Afaf Tawor, who represents the media committee in parliament, told journalists on Dec. 1 that the new laws "have penalties including fines for journalists, suspending a journalist from writing for up to two months, suspending an editor-in-chief from work and confiscating press cards from both."
The new press laws legalize closing a newspaper or a press center, as well as cancelling the registration of a publishing house. The laws also subject newspapers and other media institutions to financial penalties.
Hussein Saad, the media coordinator for the Sudanese Council for Defending Rights and Freedoms — an independent body of human rights defenders, lawyers and politicians — told Al-Monitor that the Sudanese press is already going through a difficult time and if the press laws profiled by Tawor are approved, it will be a disaster.
"The margin for freedom of expression has become nearly nonexistent, and the Sudanese press is already subjected to pre-publication censorship; newspapers are closed and confiscated. Closures and court cases against journalists have become common,” said Saad, once a journalist at the now-suspended Ahjras Al-Hurriya and Al-Midan newspapers.
The 2009 press laws were passed by parliament even though journalists objected and held silent protests and submitted petitions. The laws gave the state more control over the press and the state-run Council for Press and Publications more power to suspend newspapers and control the registration of press companies.
Mahjoub Mohamed Saeih, the godfather of the Sudanese press and founder of Al-Ayam, one of the oldest newspapers in Sudan, said that he does not understand how such laws could be passed if they did not come through the normal legal process.
"The Press Council and the Journalist's Union said that they did not submit these laws; it is from an unknown source. This is unacceptable, and they should be drafted through the usual process," said Saleh in a phone interview.
Saleh added that if these restrictive laws are passed, it will be dangerous to the future of democracy and freedom of expression in Sudan.
Mohy Al-Deen Titawy, the president of the Journalist's Union, rejected the new laws as the worst press laws since 1990 and stressed that the bill was not drafted by journalists or media professionals.
A committee including Titawy was formed to amend the press laws based on the recommendations by the Journalist's Union and the NCP, which will then present a bill to journalists and editors for further discussion before submitting it to the national assembly.
The 2009 press laws, as problematic as they were for press freedom, had fewer restrictions. They gave the Press Council the power to freeze a newspaper for three days for not abiding by journalistic ethics, whereas the new press laws bring this up to ten days, which could add financial strain on newspapers.
Additionally, the 2009 laws state that the editor-in-chief is responsible as the main party in any court case against a newspaper. The new bill, however, places the responsibility at the feet of journalists, the editor-in-chief, the printing house and the company under which the newspaper is registered.
"This could turn the printing house, which has no say in the editorial policy of the newspaper, into a censoring body, as they could refuse to print my newspaper since closure is a great financial burden they cannot afford," said Idris Al-Douma, the editor-in-chief of Al-Jareeda, one of Sudan's best-selling independent newspapers.

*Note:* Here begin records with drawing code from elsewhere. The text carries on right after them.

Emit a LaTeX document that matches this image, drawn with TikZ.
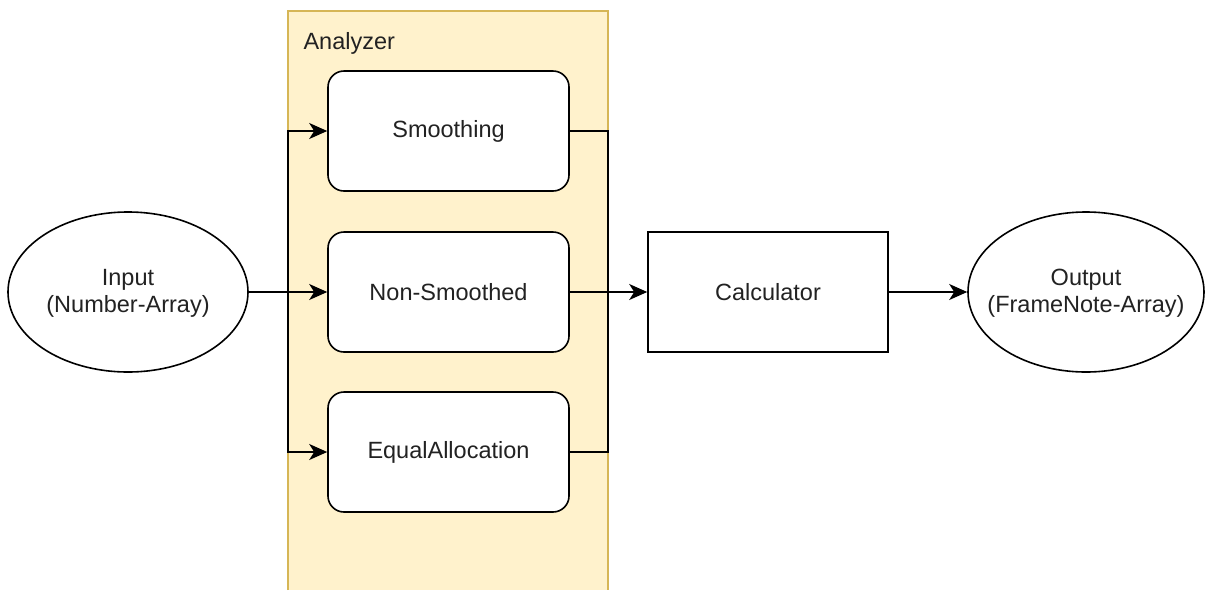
\documentclass[tikz,border=0pt]{standalone}
\usepackage{fontspec}
\setmainfont{Liberation Sans}
\usetikzlibrary{arrows.meta,shapes.geometric}
\definecolor{groupfill}{HTML}{FFF2CC}
\definecolor{groupline}{HTML}{D6B656}
\definecolor{inktext}{HTML}{222222}
\tikzset{
  lbl/.style={font=\fontsize{23.5}{27}\selectfont, text=inktext, align=center},
  block/.style={lbl, draw, line width=1.6pt, fill=white, rounded corners=16pt,
                minimum width=241pt, minimum height=120pt, inner sep=0pt},
  plainbox/.style={lbl, draw, line width=1.6pt, fill=white,
                minimum width=240pt, minimum height=120pt, inner sep=0pt},
  terminal/.style={draw, ellipse, line width=1.6pt, fill=white,
                minimum height=160pt, inner sep=0pt},
  wire/.style={line width=1.6pt},
  arr/.style={wire, -{Stealth[length=18pt,width=16pt,inset=5pt]}}
}
\begin{document}
\begin{tikzpicture}[x=1pt,y=-1pt]
  \useasboundingbox (0,0) rectangle (1205,590);

  % Analyzer group container (open at the bottom edge)
  \fill[groupfill] (288,11) rectangle (608,590);
  \draw[groupline, line width=1.2pt] (288,590) -- (288,11) -- (608,11) -- (608,590);
  \node[lbl, anchor=west] (grouplbl) at (300,43) {Analyzer};

  % Terminals (fixed-size ellipses, text placed at the centre)
  \node[terminal, minimum width=240pt,
        label={[lbl, yshift=-1pt]center:Input\\(Number-Array)}] (inp) at (128,292) {};
  \node[terminal, minimum width=236pt,
        label={[lbl, yshift=-1pt]center:Output\\(FrameNote-Array)}] (outp) at (1086,292) {};

  % Analyzer stages
  \node[block] (sm) at (448.5,131) {\raisebox{-2pt}{Smoothing}};
  \node[block] (ns) at (448.5,292) {\raisebox{-2pt}{Non-Smoothed}};
  \node[block] (ea) at (448.5,452) {\raisebox{-2pt}{EqualAllocation}};

  % Calculator
  \node[plainbox] (calc) at (768,292) {\raisebox{-1pt}{Calculator}};

  % Split and join points on the group border
  \coordinate (splitL) at (288,292);
  \coordinate (joinR) at (608,292);

  % Input fan-out
  \draw[arr] (inp.east) -- (ns.west);
  \draw[arr] (splitL) |- (sm.west);
  \draw[arr] (splitL) |- (ea.west);

  % Fan-in to calculator
  \draw[wire] (sm.east) -| (joinR);
  \draw[wire] (ea.east) -| (joinR);
  \draw[arr] (ns.east) -- (calc.west);

  % Result
  \draw[arr] (calc.east) -- (outp.west);
\end{tikzpicture}
\end{document}
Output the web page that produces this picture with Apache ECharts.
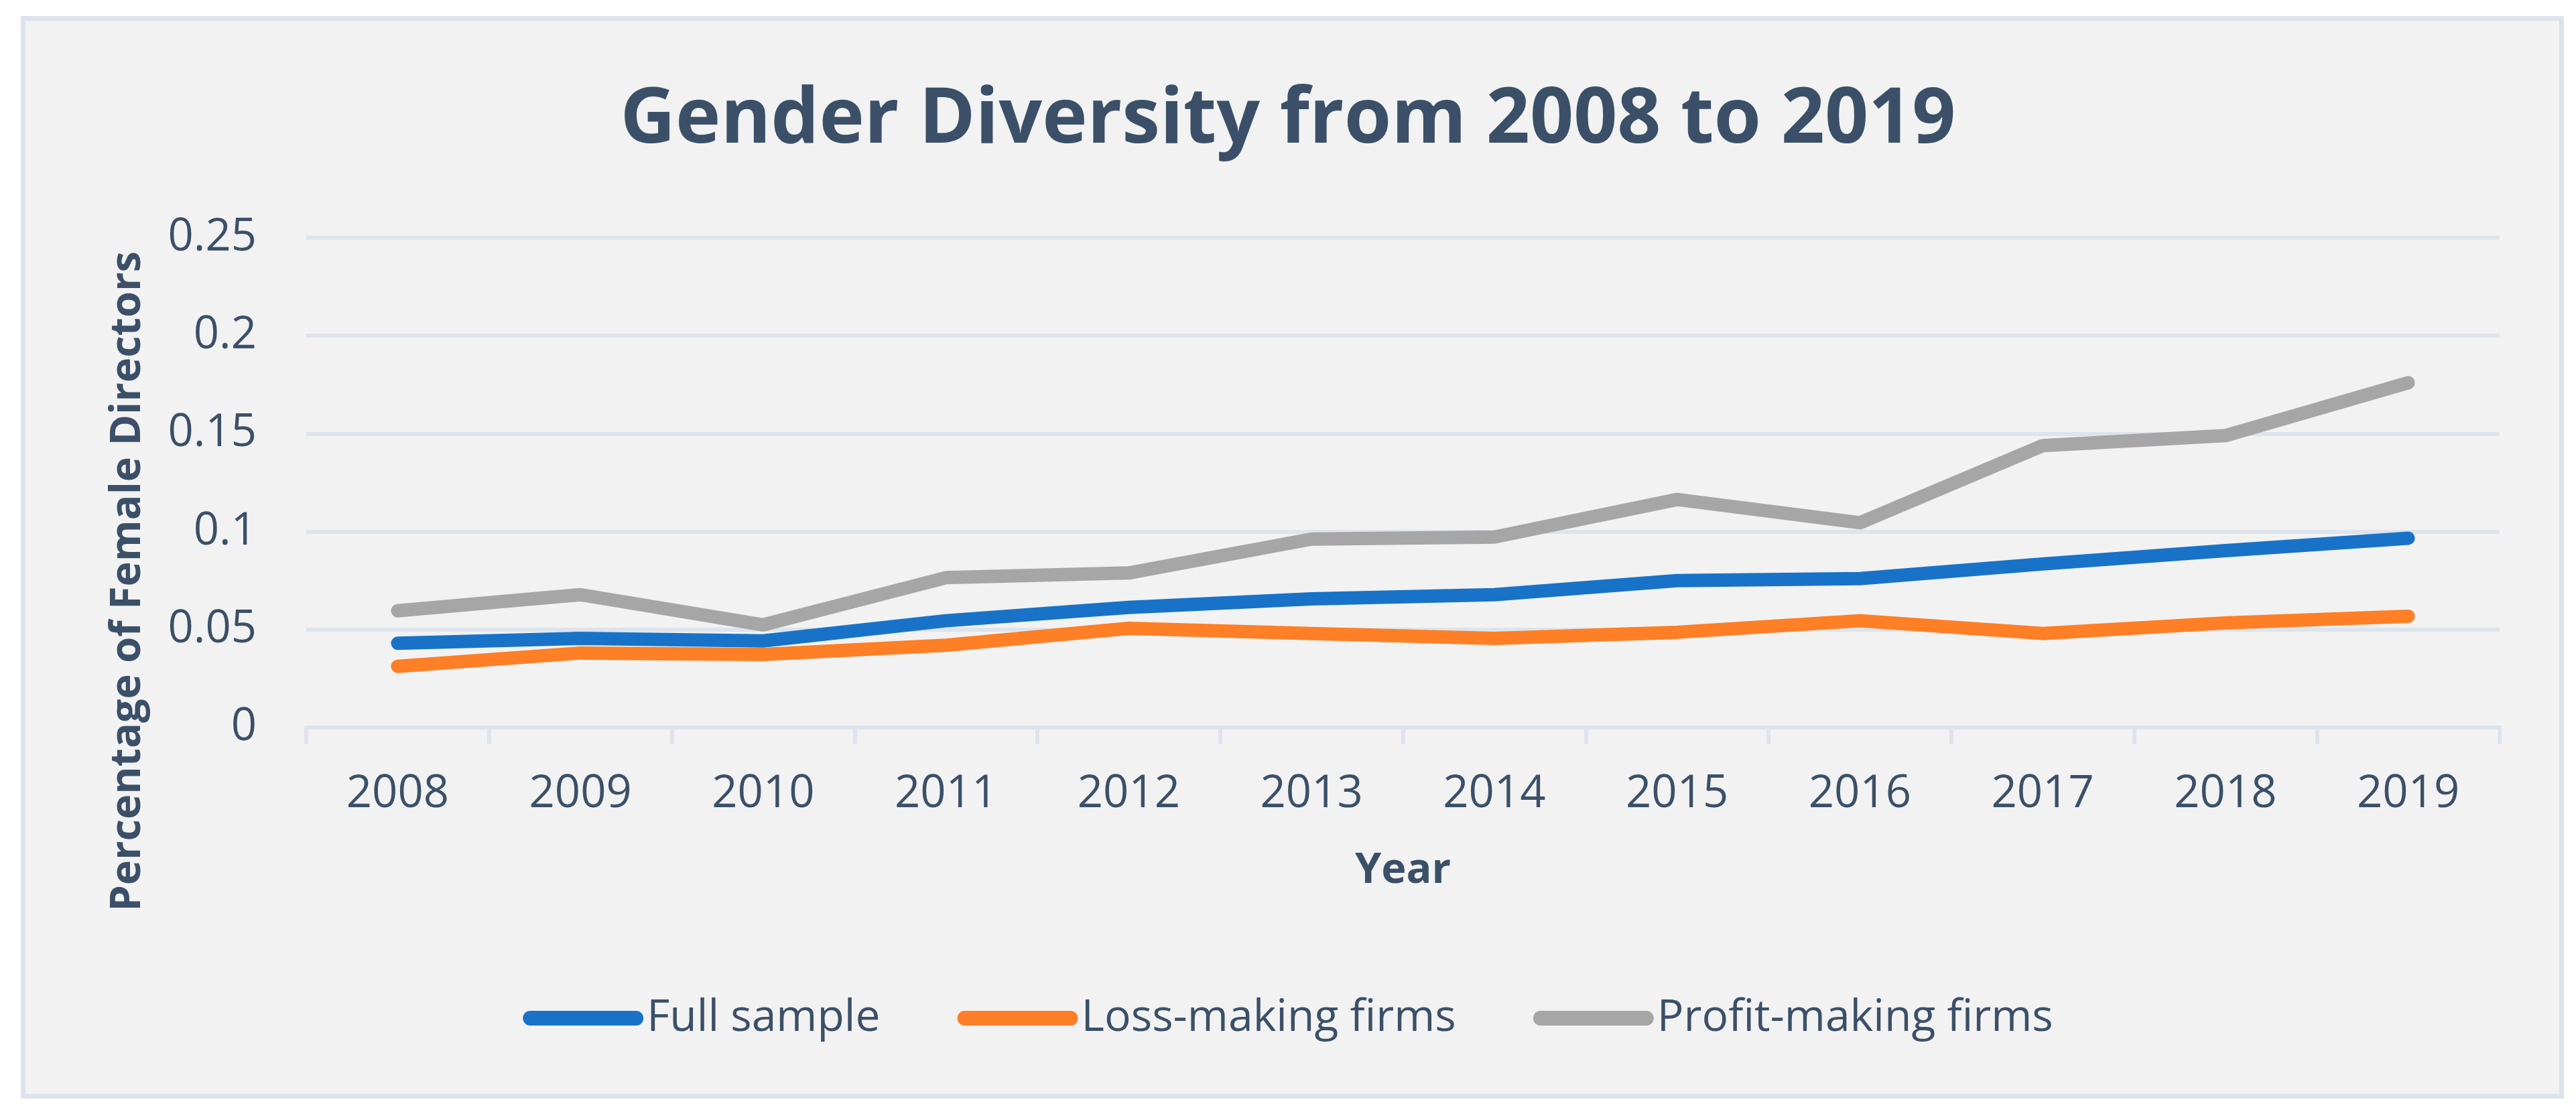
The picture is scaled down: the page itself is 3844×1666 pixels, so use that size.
<!DOCTYPE html>
<html>
<head>
<meta charset="utf-8">
<script src="https://cdn.jsdelivr.net/npm/echarts@6/dist/echarts.min.js"></script>
<style>
html,body{margin:0;padding:0;background:#ffffff;}
#chart{width:3844px;height:1666px;}
</style>
</head>
<body>
<div id="chart"></div>
<script>
const years = ['2008','2009','2010','2011','2012','2013','2014','2015','2016','2017','2018','2019'];
const fullSample = [0.043, 0.0455, 0.0442, 0.0545, 0.0613, 0.0657, 0.0678, 0.075, 0.076, 0.0835, 0.0903, 0.0966];
const lossMaking = [0.0312, 0.038, 0.0373, 0.042, 0.0506, 0.048, 0.0455, 0.0486, 0.0545, 0.048, 0.0534, 0.0568];
const profitMaking = [0.0596, 0.0678, 0.0524, 0.0765, 0.0789, 0.0962, 0.0972, 0.1164, 0.1045, 0.1439, 0.149, 0.176];
const seriesNames = ['Full sample', 'Loss-making firms', 'Profit-making firms'];
const titleText = 'Gender Diversity from 2008 to 2019';
const yTitle = 'Percentage of Female Directors';
const xTitle = 'Year';

const textColor = '#3b5068';
const gridColor = '#dde4ec';
const FONT = '"Open Sans", "Noto Sans", sans-serif';
const colors = ['#1873c8', '#fe7f26', '#a6a6a6'];

const chart = echarts.init(document.getElementById('chart'), null, {renderer: 'canvas'});
const legendIcon = 'path://M11,0 L169,0 A11,11 0 0 1 169,22 L11,22 A11,11 0 0 1 11,0 Z';

function lineSeries(name, data, color) {
  return {
    name: name,
    type: 'line',
    data: data,
    symbol: 'none',
    smooth: false,
    color: color,
    lineStyle: {color: color, width: 20, cap: 'round', join: 'round'},
    emphasis: {disabled: true},
    animation: false
  };
}

chart.setOption({
  backgroundColor: 'transparent',
  animation: false,
  graphic: [
    {
      type: 'rect', z: -10, silent: true,
      shape: {x: 34.5, y: 27.5, width: 3788, height: 1609},
      style: {fill: '#f2f2f2', stroke: '#dce3eb', lineWidth: 7}
    },
    {
      type: 'text', silent: true,
      x: 191, y: 868, rotation: Math.PI / 2,
      style: {
        text: yTitle, fill: textColor,
        font: 'bold 63px ' + FONT,
        textAlign: 'center', textVerticalAlign: 'middle'
      }
    }
  ],
  title: {
    text: titleText,
    left: 'center',
    top: 124,
    padding: 0,
    textStyle: {color: textColor, fontFamily: FONT, fontWeight: 'bold', fontSize: 114}
  },
  legend: {
    data: seriesNames,
    left: 'center',
    top: 1482,
    itemWidth: 180,
    itemHeight: 22,
    itemGap: 115,
    icon: legendIcon,
    textStyle: {color: textColor, fontFamily: FONT, fontSize: 66}
  },
  grid: {
    left: 457, right: 114, top: 355, bottom: 580,
    containLabel: false,
    outerBoundsMode: 'none'
  },
  xAxis: {
    type: 'category',
    data: years,
    boundaryGap: true,
    name: xTitle,
    nameLocation: 'middle',
    nameGap: 183,
    nameTextStyle: {color: textColor, fontFamily: FONT, fontWeight: 'bold', fontSize: 63},
    axisLine: {show: true, lineStyle: {color: gridColor, width: 6}},
    axisTick: {show: true, alignWithLabel: false, length: 25, lineStyle: {color: gridColor, width: 6}},
    axisLabel: {color: textColor, fontFamily: FONT, fontSize: 67, margin: 66, interval: 0},
    splitLine: {show: false}
  },
  yAxis: {
    type: 'value',
    min: 0,
    max: 0.25,
    interval: 0.05,
    axisLine: {show: false},
    axisTick: {show: false},
    axisLabel: {color: textColor, fontFamily: FONT, fontSize: 67, margin: 74},
    splitLine: {show: true, lineStyle: {color: gridColor, width: 6}}
  },
  series: [
    lineSeries(seriesNames[0], fullSample, colors[0]),
    lineSeries(seriesNames[1], lossMaking, colors[1]),
    lineSeries(seriesNames[2], profitMaking, colors[2])
  ]
});
</script>
</body>
</html>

Al-Douma believes that this draft was leaked to test the reaction of the journalists, the press council and the union.
"Our reaction was anger since the new press laws will restrict press freedoms and halt the development of the press in Sudan," said Al-Douma in an interview with Al-Monitor.
Since 2009, the main body responsible for taking action against newspapers and journalists was the National Intelligence and Security Service (NISS), which forcibly shut down more than five newspapers, conducted pre-publication censorship, confiscated issues from the printing house before distribution and took more than 10 journalists to court.
The NISS is permitted to take action against any newspaper viewed as a threat to national security under the controversial National Security Act.
"The actions of NISS reflected negatively on the government and these new press laws are, in my opinion, an attempt to legalize NISS's actions by shifting them to the functions of the press council," said Al-Douma, whose newspaper was suspended for three months in 2011.
Al-Douma fears that the press laws will be passed by the national assembly in its April session.
"The ruling party has a majority of seats in parliament, and they are very keen on staying in power. The press is an impediment to that," said Al-Douma.
Abdel-Gadir Mohamed, a press-freedom advocate and author of a book on the freedom of the press in Sudan, is also not optimistic about the future.
"Last week, the president hired his vice president, Nafie Ali Nafie, and the chief of NISS in the higher council for media policies, which is more worrying than the press laws," Mohamed told Al-Monitor.
In the meantime, journalists are waiting impatiently for the draft to be discussed by the Press Council and the union, and their recommendations to the press laws.